▶ _PROBLEM TO SOLVE_
Read the listing and extract each line that includes the word "chart".

--- start of RECORDED INFORMATION ---

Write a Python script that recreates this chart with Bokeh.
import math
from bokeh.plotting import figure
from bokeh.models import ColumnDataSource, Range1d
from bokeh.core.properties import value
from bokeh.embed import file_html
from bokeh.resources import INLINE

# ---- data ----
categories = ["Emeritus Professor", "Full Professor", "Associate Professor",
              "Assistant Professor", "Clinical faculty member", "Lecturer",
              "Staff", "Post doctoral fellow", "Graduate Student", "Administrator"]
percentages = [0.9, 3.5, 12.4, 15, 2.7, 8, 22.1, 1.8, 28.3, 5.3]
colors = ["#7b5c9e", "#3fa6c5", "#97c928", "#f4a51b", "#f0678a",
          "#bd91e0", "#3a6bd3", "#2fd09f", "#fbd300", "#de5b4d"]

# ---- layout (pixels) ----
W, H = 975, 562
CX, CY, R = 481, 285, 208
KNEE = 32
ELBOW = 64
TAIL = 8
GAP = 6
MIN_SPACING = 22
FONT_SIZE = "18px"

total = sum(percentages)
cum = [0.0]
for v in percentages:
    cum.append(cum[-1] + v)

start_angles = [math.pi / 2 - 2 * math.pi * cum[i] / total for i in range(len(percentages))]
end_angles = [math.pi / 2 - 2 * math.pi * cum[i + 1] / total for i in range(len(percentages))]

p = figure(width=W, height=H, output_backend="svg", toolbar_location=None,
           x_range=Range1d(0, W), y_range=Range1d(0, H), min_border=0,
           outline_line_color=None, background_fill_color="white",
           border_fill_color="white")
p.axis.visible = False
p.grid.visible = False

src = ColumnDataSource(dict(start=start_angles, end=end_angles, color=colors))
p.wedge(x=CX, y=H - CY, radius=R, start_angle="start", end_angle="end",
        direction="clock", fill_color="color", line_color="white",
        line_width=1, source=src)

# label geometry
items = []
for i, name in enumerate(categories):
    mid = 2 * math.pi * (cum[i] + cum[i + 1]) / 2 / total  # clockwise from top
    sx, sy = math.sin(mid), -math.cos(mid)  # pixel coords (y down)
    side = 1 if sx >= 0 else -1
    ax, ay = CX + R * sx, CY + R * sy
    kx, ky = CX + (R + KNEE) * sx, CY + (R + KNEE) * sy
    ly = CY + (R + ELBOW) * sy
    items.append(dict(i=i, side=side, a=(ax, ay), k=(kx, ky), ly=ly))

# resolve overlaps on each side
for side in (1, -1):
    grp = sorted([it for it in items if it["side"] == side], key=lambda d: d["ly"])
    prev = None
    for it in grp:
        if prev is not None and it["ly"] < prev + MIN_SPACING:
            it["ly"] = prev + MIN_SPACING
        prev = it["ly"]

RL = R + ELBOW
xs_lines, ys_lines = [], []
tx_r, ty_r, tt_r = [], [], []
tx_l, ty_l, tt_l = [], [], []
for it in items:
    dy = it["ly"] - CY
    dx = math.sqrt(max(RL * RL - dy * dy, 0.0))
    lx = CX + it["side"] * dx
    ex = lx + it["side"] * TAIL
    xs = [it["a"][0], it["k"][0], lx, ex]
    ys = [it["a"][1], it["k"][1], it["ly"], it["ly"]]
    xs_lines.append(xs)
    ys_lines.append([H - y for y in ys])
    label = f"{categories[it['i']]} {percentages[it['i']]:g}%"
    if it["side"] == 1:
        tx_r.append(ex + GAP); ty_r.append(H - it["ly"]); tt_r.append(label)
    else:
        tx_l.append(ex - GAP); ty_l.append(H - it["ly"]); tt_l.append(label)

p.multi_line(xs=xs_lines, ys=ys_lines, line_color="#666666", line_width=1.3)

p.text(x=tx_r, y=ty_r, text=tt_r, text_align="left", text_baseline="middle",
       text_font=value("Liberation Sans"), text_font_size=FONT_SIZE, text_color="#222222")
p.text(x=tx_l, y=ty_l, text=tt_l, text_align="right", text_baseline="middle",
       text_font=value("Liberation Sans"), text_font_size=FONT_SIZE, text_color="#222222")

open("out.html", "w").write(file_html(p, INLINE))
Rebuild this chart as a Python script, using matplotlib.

--- end of RECORDED INFORMATION ---

▶ _SOLUTION FOR THIS EXERCISE_
Write a Python script that recreates this chart with Bokeh.
Rebuild this chart as a Python script, using matplotlib.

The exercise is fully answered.